* Task inputs *
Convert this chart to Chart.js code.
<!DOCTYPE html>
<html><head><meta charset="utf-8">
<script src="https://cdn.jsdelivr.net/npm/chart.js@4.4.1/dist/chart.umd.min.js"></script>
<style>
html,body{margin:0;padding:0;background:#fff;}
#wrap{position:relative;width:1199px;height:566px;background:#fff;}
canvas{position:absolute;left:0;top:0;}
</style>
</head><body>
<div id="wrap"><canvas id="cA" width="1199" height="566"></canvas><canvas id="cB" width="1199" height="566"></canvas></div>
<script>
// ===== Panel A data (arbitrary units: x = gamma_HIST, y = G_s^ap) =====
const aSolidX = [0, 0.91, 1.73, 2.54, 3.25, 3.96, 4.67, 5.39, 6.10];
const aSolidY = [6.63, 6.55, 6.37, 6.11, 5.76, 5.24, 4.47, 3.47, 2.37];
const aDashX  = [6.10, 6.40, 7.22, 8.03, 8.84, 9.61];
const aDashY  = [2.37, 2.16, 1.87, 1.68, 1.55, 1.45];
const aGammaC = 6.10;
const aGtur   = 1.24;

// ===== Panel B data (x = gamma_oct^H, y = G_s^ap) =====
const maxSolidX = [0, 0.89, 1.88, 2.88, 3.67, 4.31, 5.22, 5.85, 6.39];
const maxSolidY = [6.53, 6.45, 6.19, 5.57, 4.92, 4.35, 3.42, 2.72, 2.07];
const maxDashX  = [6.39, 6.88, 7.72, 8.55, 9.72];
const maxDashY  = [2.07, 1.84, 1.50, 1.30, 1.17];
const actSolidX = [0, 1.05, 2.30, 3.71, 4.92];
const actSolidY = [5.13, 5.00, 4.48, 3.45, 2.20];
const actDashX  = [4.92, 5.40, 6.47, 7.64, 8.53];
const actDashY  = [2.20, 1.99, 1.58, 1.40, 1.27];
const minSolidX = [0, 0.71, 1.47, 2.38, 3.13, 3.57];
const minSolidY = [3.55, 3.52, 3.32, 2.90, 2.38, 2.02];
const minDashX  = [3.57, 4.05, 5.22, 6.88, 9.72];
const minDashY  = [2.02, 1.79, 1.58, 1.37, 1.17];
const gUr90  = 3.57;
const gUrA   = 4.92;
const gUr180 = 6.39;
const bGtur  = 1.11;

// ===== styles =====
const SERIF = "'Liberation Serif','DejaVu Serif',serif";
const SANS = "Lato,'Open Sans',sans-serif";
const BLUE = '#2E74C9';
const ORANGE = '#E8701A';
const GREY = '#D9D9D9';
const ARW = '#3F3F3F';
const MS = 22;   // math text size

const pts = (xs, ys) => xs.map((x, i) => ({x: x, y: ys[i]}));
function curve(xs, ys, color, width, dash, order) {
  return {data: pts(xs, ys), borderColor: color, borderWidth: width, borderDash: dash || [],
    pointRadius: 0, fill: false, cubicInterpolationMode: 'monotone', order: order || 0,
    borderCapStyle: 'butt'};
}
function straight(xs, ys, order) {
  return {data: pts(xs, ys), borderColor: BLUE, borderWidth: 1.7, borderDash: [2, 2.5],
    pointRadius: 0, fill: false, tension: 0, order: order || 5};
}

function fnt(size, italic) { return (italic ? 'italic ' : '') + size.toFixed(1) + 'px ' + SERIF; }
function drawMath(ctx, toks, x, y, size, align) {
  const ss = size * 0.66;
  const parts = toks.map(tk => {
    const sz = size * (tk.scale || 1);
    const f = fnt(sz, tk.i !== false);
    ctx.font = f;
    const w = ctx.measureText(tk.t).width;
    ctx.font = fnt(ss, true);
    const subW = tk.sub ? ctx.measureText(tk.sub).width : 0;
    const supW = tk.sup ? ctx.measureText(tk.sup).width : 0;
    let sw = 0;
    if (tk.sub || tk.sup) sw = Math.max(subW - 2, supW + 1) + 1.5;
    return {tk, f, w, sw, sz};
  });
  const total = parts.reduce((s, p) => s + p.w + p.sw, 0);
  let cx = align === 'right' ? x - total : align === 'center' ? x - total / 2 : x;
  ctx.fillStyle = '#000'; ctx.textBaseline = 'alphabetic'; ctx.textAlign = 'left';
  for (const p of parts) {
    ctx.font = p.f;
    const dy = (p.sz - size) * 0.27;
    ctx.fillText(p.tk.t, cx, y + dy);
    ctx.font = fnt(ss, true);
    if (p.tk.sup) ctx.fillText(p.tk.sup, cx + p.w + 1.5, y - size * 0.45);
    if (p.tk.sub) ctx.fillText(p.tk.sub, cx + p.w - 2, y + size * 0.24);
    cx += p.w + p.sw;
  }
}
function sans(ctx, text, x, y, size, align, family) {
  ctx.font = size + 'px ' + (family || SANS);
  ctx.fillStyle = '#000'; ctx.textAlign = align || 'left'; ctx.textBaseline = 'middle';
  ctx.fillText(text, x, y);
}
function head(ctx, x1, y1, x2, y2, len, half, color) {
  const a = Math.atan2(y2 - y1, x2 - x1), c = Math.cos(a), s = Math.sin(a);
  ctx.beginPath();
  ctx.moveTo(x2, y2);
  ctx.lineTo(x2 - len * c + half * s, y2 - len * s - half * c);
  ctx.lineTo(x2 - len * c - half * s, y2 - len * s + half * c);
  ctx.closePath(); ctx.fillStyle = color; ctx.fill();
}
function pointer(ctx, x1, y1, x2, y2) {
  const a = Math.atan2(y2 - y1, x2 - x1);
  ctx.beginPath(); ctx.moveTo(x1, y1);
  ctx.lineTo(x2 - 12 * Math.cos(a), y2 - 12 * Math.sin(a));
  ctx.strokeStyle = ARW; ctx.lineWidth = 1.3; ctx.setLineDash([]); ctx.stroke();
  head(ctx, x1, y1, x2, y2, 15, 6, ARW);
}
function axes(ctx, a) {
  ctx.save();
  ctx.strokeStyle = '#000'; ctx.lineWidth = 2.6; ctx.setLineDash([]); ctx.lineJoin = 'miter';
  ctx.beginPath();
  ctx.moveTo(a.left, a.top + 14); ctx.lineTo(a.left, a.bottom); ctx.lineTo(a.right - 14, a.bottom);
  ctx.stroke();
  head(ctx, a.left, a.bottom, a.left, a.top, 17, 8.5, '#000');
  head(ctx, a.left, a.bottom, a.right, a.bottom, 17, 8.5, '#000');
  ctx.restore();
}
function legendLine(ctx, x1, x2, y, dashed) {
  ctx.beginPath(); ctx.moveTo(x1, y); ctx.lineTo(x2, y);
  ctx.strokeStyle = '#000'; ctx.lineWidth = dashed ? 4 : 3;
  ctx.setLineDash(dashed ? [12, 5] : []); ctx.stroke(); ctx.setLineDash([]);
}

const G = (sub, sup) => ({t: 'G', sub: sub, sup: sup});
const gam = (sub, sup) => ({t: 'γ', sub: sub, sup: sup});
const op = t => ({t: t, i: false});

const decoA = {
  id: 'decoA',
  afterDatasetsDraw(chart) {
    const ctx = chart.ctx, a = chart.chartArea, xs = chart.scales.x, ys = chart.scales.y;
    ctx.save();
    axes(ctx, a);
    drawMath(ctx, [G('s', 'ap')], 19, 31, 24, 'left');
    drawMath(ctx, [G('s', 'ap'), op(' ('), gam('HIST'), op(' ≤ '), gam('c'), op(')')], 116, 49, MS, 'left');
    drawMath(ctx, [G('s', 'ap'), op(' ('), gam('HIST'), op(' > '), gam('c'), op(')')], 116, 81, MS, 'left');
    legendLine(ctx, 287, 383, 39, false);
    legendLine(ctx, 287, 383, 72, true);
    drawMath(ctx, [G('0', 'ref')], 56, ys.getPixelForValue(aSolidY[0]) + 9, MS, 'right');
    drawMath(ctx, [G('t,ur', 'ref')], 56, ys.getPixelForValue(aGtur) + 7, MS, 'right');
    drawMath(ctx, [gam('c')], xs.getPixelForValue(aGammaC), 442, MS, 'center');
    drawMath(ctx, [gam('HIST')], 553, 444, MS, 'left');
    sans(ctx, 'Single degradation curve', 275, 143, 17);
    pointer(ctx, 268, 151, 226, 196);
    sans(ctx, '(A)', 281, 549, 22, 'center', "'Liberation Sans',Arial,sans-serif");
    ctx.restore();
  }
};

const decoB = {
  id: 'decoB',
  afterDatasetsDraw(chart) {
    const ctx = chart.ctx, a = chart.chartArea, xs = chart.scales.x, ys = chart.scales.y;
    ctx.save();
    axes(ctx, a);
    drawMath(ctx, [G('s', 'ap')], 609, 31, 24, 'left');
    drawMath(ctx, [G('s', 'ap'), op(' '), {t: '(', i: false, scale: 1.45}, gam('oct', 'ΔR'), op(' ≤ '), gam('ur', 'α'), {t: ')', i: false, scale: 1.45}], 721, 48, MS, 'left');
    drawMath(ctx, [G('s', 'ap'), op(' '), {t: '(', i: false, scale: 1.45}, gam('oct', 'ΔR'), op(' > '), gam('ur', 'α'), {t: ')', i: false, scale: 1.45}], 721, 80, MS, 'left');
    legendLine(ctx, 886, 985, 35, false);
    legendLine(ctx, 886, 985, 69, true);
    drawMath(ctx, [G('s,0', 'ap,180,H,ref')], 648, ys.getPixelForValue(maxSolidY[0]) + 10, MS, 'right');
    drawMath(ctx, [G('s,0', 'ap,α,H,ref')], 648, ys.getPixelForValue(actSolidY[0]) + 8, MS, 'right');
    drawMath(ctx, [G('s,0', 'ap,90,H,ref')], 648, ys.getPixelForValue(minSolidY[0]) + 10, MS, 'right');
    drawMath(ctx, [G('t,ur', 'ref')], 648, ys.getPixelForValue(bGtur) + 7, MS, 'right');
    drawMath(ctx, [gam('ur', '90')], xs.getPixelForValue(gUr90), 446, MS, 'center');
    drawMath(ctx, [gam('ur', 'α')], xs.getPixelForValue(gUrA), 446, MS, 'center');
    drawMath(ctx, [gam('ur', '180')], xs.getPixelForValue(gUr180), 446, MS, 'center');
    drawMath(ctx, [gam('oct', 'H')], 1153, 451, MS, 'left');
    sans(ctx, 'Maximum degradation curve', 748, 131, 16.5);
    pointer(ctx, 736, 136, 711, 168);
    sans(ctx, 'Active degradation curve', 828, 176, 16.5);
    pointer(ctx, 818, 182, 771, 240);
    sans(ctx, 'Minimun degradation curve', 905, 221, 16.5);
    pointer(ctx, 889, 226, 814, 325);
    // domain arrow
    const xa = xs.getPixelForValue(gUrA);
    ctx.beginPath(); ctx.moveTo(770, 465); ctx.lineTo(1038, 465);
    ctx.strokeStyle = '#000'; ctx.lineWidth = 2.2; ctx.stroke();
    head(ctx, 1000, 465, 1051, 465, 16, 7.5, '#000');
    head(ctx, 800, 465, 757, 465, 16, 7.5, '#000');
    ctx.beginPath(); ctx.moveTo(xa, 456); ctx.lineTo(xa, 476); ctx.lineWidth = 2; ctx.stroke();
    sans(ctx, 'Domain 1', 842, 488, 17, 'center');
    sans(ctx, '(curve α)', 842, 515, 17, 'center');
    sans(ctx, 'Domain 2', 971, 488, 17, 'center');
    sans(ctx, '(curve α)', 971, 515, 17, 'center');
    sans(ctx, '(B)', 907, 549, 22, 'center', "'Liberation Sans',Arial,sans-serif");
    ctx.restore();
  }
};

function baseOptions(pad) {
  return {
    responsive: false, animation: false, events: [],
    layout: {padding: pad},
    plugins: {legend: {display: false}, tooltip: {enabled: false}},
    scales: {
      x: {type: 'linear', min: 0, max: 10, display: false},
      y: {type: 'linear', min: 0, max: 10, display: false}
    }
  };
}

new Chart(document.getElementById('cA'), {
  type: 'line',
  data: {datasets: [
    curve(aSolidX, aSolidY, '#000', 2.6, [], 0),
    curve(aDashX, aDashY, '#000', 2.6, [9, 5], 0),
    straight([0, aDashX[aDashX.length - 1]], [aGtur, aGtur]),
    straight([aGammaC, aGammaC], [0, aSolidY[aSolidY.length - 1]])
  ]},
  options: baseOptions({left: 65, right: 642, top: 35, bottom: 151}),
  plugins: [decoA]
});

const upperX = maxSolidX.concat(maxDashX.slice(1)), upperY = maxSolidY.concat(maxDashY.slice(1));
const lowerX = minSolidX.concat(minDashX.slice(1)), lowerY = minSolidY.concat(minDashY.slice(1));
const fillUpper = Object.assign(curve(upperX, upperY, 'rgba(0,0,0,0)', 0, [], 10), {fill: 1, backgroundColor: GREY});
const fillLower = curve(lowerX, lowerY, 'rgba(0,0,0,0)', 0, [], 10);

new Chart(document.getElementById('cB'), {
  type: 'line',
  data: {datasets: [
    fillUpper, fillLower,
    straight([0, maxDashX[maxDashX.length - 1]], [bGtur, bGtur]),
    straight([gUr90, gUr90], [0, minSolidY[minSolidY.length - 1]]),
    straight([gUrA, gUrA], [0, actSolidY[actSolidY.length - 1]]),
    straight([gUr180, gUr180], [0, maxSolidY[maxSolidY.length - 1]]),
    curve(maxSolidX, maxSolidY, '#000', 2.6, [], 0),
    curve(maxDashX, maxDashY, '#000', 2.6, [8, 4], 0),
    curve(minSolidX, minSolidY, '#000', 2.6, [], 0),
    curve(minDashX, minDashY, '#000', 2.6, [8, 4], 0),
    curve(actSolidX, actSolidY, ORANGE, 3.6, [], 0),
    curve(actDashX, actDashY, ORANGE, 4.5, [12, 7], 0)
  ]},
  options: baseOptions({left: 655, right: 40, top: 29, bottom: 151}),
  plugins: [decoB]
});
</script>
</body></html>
==
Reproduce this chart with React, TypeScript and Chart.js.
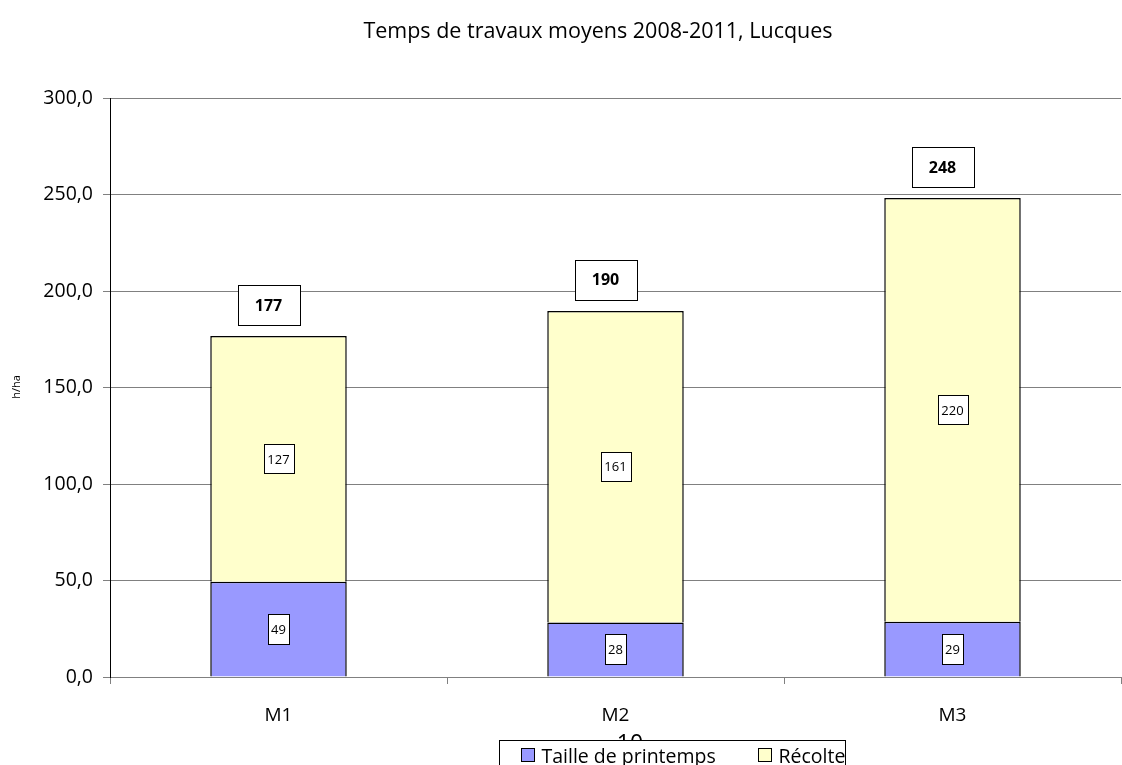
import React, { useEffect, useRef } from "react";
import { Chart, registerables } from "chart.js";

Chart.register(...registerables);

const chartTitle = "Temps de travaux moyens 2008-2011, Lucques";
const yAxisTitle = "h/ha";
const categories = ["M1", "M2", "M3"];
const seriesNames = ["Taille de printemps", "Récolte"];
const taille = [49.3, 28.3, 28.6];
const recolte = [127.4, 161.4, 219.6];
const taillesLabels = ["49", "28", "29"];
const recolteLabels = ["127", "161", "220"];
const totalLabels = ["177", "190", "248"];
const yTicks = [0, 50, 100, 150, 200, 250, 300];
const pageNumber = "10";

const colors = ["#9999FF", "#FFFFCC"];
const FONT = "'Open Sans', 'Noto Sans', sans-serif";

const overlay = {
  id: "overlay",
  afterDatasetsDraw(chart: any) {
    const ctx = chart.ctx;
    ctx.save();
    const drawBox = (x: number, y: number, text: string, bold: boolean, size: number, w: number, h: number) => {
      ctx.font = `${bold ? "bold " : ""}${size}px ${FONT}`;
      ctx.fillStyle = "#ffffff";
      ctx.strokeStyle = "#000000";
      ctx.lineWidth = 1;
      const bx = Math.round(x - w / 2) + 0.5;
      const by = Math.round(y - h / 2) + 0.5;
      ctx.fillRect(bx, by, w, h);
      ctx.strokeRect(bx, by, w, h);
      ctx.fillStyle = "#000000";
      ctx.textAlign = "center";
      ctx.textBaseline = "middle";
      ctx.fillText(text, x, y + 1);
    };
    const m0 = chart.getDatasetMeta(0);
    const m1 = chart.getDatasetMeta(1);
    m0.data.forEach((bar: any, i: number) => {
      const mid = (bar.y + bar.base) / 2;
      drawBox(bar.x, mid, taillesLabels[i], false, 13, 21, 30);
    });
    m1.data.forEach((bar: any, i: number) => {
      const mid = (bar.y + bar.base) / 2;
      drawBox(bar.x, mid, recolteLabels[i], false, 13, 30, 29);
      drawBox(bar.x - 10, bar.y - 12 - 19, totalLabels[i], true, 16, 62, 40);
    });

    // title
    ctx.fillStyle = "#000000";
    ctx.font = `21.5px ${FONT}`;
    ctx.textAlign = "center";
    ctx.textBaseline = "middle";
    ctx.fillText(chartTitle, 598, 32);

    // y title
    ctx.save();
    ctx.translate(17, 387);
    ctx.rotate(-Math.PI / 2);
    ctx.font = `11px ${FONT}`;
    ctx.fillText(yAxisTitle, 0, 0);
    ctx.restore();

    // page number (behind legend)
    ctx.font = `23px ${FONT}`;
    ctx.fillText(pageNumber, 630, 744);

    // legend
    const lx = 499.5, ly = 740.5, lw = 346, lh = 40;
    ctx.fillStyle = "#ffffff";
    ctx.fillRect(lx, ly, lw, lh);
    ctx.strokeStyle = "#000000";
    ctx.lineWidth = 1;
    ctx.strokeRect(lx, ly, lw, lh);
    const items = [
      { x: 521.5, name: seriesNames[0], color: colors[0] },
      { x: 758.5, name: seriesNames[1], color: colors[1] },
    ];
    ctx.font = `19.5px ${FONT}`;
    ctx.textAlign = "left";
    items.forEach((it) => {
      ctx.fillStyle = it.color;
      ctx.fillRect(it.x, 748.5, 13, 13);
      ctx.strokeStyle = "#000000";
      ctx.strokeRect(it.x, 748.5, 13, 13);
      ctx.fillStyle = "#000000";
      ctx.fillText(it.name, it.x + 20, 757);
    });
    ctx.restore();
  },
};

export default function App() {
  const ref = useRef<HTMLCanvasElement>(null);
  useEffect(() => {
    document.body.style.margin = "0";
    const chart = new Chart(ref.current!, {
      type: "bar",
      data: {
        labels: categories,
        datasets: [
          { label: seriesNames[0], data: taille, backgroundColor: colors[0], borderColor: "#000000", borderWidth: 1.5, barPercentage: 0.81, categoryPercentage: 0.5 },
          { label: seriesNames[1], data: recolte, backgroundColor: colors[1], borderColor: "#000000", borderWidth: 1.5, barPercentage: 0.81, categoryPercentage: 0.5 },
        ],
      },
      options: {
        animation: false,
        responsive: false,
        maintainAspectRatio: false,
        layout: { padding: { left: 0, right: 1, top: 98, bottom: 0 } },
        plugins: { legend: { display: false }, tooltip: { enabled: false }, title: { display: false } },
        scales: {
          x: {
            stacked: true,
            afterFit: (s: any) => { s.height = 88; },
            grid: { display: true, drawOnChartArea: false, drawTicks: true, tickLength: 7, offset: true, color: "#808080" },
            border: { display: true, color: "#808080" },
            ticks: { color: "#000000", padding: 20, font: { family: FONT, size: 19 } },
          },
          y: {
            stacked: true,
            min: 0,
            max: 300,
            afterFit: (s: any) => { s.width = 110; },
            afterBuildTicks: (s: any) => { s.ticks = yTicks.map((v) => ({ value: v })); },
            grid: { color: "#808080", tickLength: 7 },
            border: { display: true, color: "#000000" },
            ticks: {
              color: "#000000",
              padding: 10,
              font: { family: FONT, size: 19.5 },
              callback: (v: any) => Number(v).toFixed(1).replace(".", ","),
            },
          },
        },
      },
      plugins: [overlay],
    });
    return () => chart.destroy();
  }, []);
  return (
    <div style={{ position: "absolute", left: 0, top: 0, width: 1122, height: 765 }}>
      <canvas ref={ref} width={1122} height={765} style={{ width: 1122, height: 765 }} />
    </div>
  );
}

* Written task *
Provide solely the number of lines in the data that include the word "React".

* Output *
2